The tabbed organization of streams, outputs, and trained models also makes it very convenient to reuse them in other projects
or export them to C code or to PMML (Predictive Model Markup Language), an XML-based language for defining and sharing predictive
models between compliant vendors’ applications.
Clementine’s work structure is supported, albeit unevenly, by real-time error messages. When laying down nodes on the work
area, the client won’t allow you to connect things that can’t be connected logically as a sequence and creates an error message
to alert you.
On the other hand, some of the error messages you get at run time in the thorough event log entries will alert you that there
was a failure, but not specify it closely enough to remind you of what you did incorrectly. For that, you have to go to Clementine’s
documentation, a beautifully executed manual and deep, linked, on-line help with a search function and indexing.
For all its elegance, I’m relieved SPSS hasn’t claimed in its marketing or positioning documents that this software can be
an equally powerful tool for non-dedicated staff. It won’t be: The documentation is comprehensive and factual but doesn’t
presume to teach more than the minimum about the craft and statistical tests and models of this platform. The ideal user for
this software is still the staffer whose job is dedicated to analytics and statistics.
No small commitment
On the BA side, SPSS made it easier to trigger iterative efforts by providing more visual muscle to models with graphical
cross-tabs and better visualization of cluster graphics. A data audit node and reclassification capabilities support quicker
data retuning, which in turn supports more exhaustive, iterative engagement with the analysis. A new utility, Cleo, also deploys
models to the Web for viewing and interaction.

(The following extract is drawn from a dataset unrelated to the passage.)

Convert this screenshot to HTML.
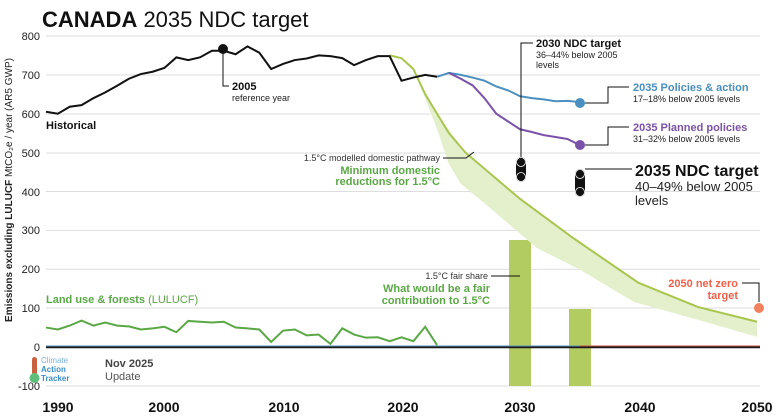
<!DOCTYPE html>
<html><head><meta charset="utf-8"><style>
body{margin:0;background:#fff}
svg{display:block;font-family:"Liberation Sans",sans-serif}
</style></head><body>
<svg width="777" height="417" viewBox="0 0 777 417">
<text x="42" y="27" font-size="22" fill="#111"><tspan font-weight="bold">CANADA</tspan> 2035 NDC target</text>
<g stroke="#dedede" stroke-width="1">
<line x1="46" x2="760" y1="36" y2="36"/><line x1="46" x2="760" y1="75" y2="75"/><line x1="46" x2="760" y1="114" y2="114"/><line x1="46" x2="760" y1="153" y2="153"/><line x1="46" x2="760" y1="191.5" y2="191.5"/><line x1="46" x2="760" y1="230.4" y2="230.4"/><line x1="46" x2="760" y1="269.2" y2="269.2"/><line x1="46" x2="760" y1="308" y2="308"/><line x1="46" x2="760" y1="386" y2="386"/>
</g>
<g font-size="11" fill="#222" text-anchor="end">
<text x="40" y="40">800</text><text x="40" y="79">700</text><text x="40" y="118">600</text><text x="40" y="157">500</text><text x="40" y="196">400</text><text x="40" y="234">300</text><text x="40" y="273">200</text><text x="40" y="312">100</text><text x="40" y="351">0</text><text x="40" y="390">-100</text>
</g>
<text transform="translate(12,190) rotate(-90)" text-anchor="middle" font-size="10" fill="#222"><tspan font-weight="bold">Emissions excluding LULUCF</tspan> MtCO₂e / year (AR5 GWP)</text>
<g font-size="14" font-weight="bold" fill="#111" text-anchor="middle">
<text x="58" y="412">1990</text><text x="164" y="412">2000</text><text x="284" y="412">2010</text><text x="403" y="412">2020</text><text x="520" y="412">2030</text><text x="640" y="412">2040</text><text x="757" y="412">2050</text>
</g>
<rect x="509" y="240" width="22" height="146" fill="#b2cc62"/>
<rect x="569" y="309" width="22" height="77" fill="#b2cc62"/>
<g transform="translate(46,347) scale(11.85,-0.3888)">
<polygon fill="#e4efcc" points="29,750 30,743 31,715 32,640 33,560 34,470 35,420 37,370 41.4,255 45,200 49.6,116 55,70 60,26 60,65 55,103 50,165 44.5,280 40,381 35.4,500 33,600 31,715 30,743"/>
<polyline fill="none" stroke="#a8c64e" stroke-width="2" vector-effect="non-scaling-stroke" points="29,750 30,743 31,715 32,650 33,600 34,550 35.4,500 40,381 44.5,280 50,165 55,103 60,65"/>
<polyline fill="none" stroke="#111" stroke-width="2" vector-effect="non-scaling-stroke" points="0,605 1,600 2,618 3,622 4,640 5,655 6,672 7,690 8,702 9,708 10,718 11,745 12,738 13,745 14,762 15,762 16,753 17,773 18,757 19,715 20,728 21,738 22,742 23,750 24,748 25,743 26,725 27,738 28,748 29,748 30,685 31,693 32,700 33,695"/>
<polyline fill="none" stroke="#4a8fbf" stroke-width="2" vector-effect="non-scaling-stroke" points="33,695 34,705 35,700 36,693 37,685 38,670 39,660 40,645 41,640 42,637 43,632 44,633 45,630"/>
<polyline fill="none" stroke="#7a52a8" stroke-width="2" vector-effect="non-scaling-stroke" points="34,705 35,690 36,673 37,640 38,600 39,580 40,560 41,553 42,545 43,540 44,535 45,520"/>
<polyline fill="none" stroke="#5aa845" stroke-width="2" vector-effect="non-scaling-stroke" points="0,50 1,45 2,55 3,68 4,55 5,63 6,55 7,53 8,45 9,48 10,52 11,38 12,67 13,65 14,63 15,65 16,50 17,48 18,45 19,13 20,42 21,45 22,30 23,32 24,8 25,48 26,32 27,24 28,25 29,15 30,25 31,15 32,52 33,5"/>
</g>
<line x1="46" x2="760" y1="347" y2="347" stroke="#1a1a1a" stroke-width="2.5"/>
<line x1="46" x2="580" y1="346" y2="346" stroke="#5a8fb8" stroke-width="1"/>
<line x1="580" x2="760" y1="346" y2="346" stroke="#c05040" stroke-width="1"/>
<circle cx="223" cy="49" r="5" fill="#111"/>
<polyline points="223,49 223,86 229,86" fill="none" stroke="#111"/>
<text x="232" y="90" font-size="11" font-weight="bold" fill="#111">2005</text>
<text x="232" y="101" font-size="9" fill="#222">reference year</text>
<text x="46" y="129" font-size="11" font-weight="bold" fill="#111">Historical</text>
<polyline points="533,43 521,43 521,157" fill="none" stroke="#111"/>
<text x="536" y="47" font-size="11" font-weight="bold" fill="#111">2030 NDC target</text>
<text x="536" y="58" font-size="9" fill="#222">36–44% below 2005</text>
<text x="536" y="68" font-size="9" fill="#222">levels</text>
<rect x="516" y="157" width="10" height="25" rx="5" fill="#111"/>
<circle cx="521" cy="162" r="4.5" fill="#111" stroke="#fff" stroke-width="0.8"/>
<circle cx="521" cy="177" r="4.5" fill="#111" stroke="#fff" stroke-width="0.8"/>
<rect x="575" y="169" width="10" height="28" rx="5" fill="#111"/>
<circle cx="580" cy="174" r="4.5" fill="#111" stroke="#fff" stroke-width="0.8"/>
<circle cx="580" cy="192" r="4.5" fill="#111" stroke="#fff" stroke-width="0.8"/>
<line x1="585" y1="169" x2="632" y2="169" stroke="#111"/>
<text x="635" y="176" font-size="16" font-weight="bold" fill="#111">2035 NDC target</text>
<text x="635" y="191" font-size="13" fill="#222">40–49% below 2005</text>
<text x="635" y="205" font-size="13" fill="#222">levels</text>
<circle cx="580" cy="103" r="5" fill="#4a8fbf"/>
<polyline points="585,103 608,103 608,87 629,87" fill="none" stroke="#111"/>
<text x="633" y="91" font-size="11" font-weight="bold" fill="#4a8fbf">2035 Policies &amp; action</text>
<text x="633" y="102" font-size="9" fill="#222">17–18% below 2005 levels</text>
<circle cx="580" cy="145" r="5" fill="#7a52a8"/>
<polyline points="585,145 608,145 608,127 629,127" fill="none" stroke="#111"/>
<text x="633" y="131" font-size="11" font-weight="bold" fill="#7a52a8">2035 Planned policies</text>
<text x="633" y="142" font-size="9" fill="#222">31–32% below 2005 levels</text>
<polyline points="443,158 466,158 474,152" fill="none" stroke="#111"/>
<text x="440" y="161" font-size="9" fill="#333" text-anchor="end">1.5°C modelled domestic pathway</text>
<text x="440" y="174" font-size="11" font-weight="bold" fill="#5aa845" text-anchor="end">Minimum domestic</text>
<text x="440" y="185" font-size="11" font-weight="bold" fill="#5aa845" text-anchor="end">reductions for 1.5°C</text>
<line x1="491" y1="276" x2="520" y2="276" stroke="#111"/>
<text x="488" y="279" font-size="9" fill="#333" text-anchor="end">1.5°C fair share</text>
<text x="490" y="292" font-size="11" font-weight="bold" fill="#5aa845" text-anchor="end">What would be a fair</text>
<text x="490" y="304" font-size="11" font-weight="bold" fill="#5aa845" text-anchor="end">contribution to 1.5°C</text>
<polyline points="742,283 759,283 759,302" fill="none" stroke="#111"/>
<circle cx="759" cy="308" r="5" fill="#f0805e"/>
<text x="738" y="287" font-size="11" font-weight="bold" fill="#f0604a" text-anchor="end">2050 net zero</text>
<text x="738" y="299" font-size="11" font-weight="bold" fill="#f0604a" text-anchor="end">target</text>
<text x="46" y="303" font-size="11" fill="#5aa845"><tspan font-weight="bold">Land use &amp; forests</tspan> (LULUCF)</text>
<rect x="32" y="357" width="5" height="18" rx="2.5" fill="#c86040"/>
<circle cx="34.5" cy="378" r="5" fill="#5fbf7a"/>
<text x="41" y="363" font-size="8" fill="#7ab0d8">Climate</text>
<text x="41" y="372" font-size="8" font-weight="bold" fill="#3a8fc8">Action</text>
<text x="41" y="381" font-size="8" font-weight="bold" fill="#3a8fc8">Tracker</text>
<text x="105" y="367" font-size="11" font-weight="bold" fill="#444">Nov 2025</text>
<text x="105" y="380" font-size="11" fill="#555">Update</text>
</svg>
</body></html>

The breadth of the Clementine platform offering makes it a big commitment. The product’s solid integration with external data
sources and its $75,000 entry price make it most appropriate for dedicated analysis groups that will make use of and master
the full platform.
Clementine is a mature platform, but is expanding its capabilities and moving more surely into newer techniques such as BA.
Its user base is drawing third-party products — such as Kxen’s Analytic Framework— that add even more tools to the kit. Clementine’s connections to enterprise data sources and development tools make it a
leading platform for supporting smart decisions in an economy that offers no additional margin for hiring or slack.